In contrast to Republicans who have sought to promote responsible use while preserving treasured resources, Democrats within the Biden administration have explicitly campaigned to lock off 30 percent of the nation’s lands and waterways by 2030 in an initiative known as “30 for 30.”
The aggressive campaign features new prohibitions on oil and gas development in far-away places such as the Arctic National Wildlife Refuge on the north slope of Alaska, but the campaign has also extended to the suspension of energy development on lands across the Lower 48 and the creation of new national monuments covering hundreds and thousands of acres. The designation of lands under monument protections has routinely extended way beyond “the smallest area compatible with the proper care and management of the objects to be protected” mandated by law and is now the target of reform by House Republicans.

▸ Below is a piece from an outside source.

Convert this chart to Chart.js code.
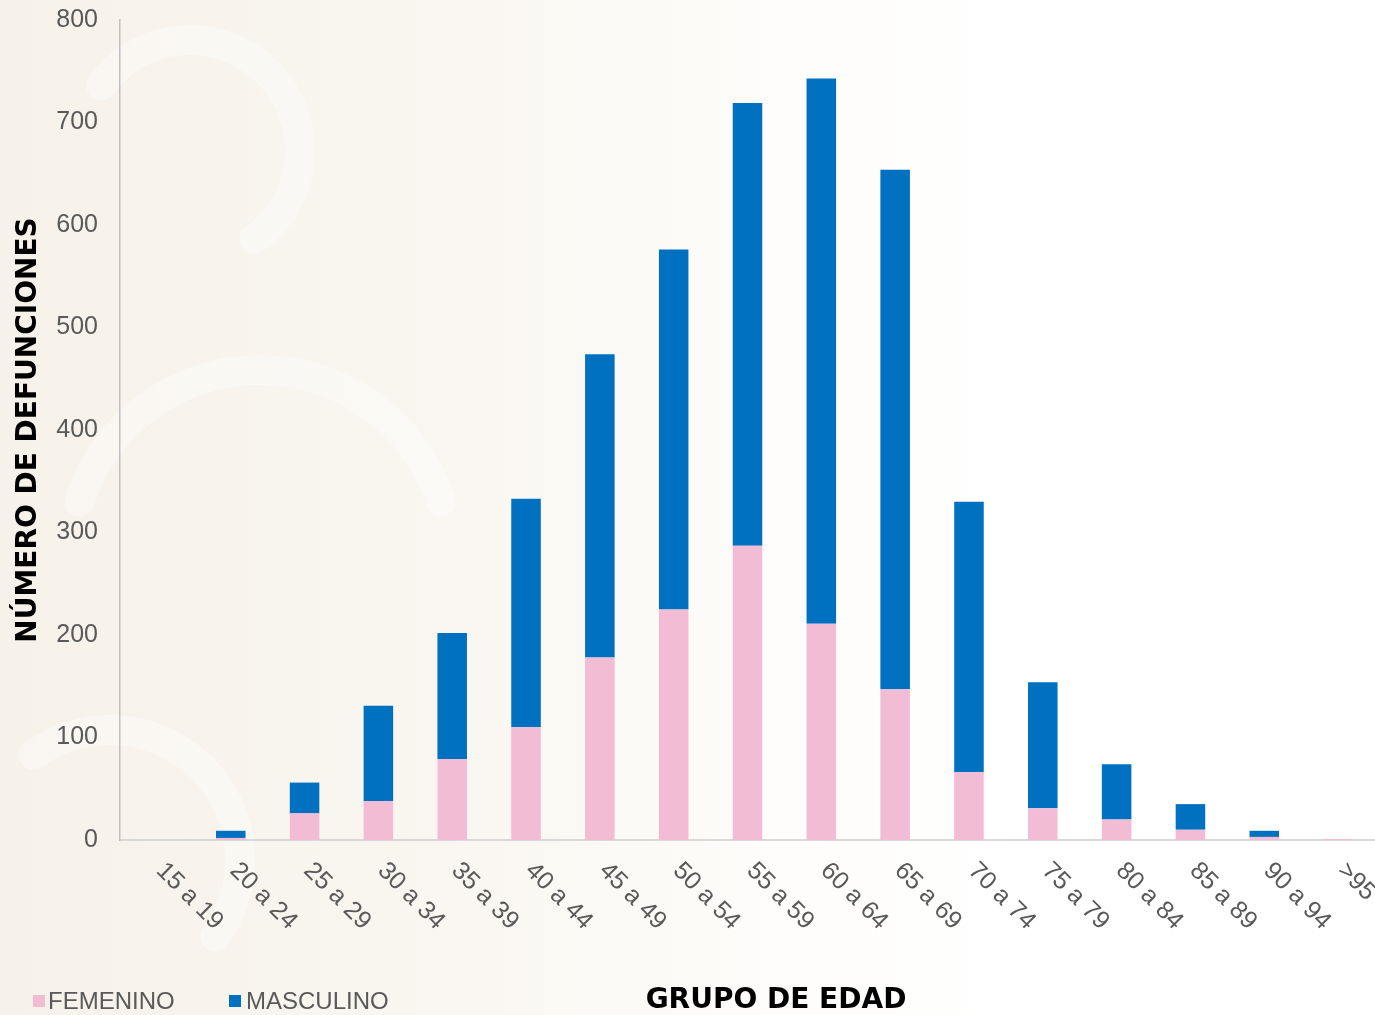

Western Caucus Vice Chair Celeste Maloy, R-Utah, told The Federalist last month she’s concerned the lame duck president will confer more land under monument status considering such protections “do tend to happen at the end of Democrat administrations.”
Land leased by third-party activists in the name of “conservation” from the Bureau of Land Management, meanwhile, threatens active ranches leveraging the “multiple use mandate” Congress outlined for the agency in the Federal Land Policy and Management Act of 1976 (FLPMA).
The more land cut off from development under the White House “30 for 30” campaign, the less there will be for helping housing and cash-strapped Americans.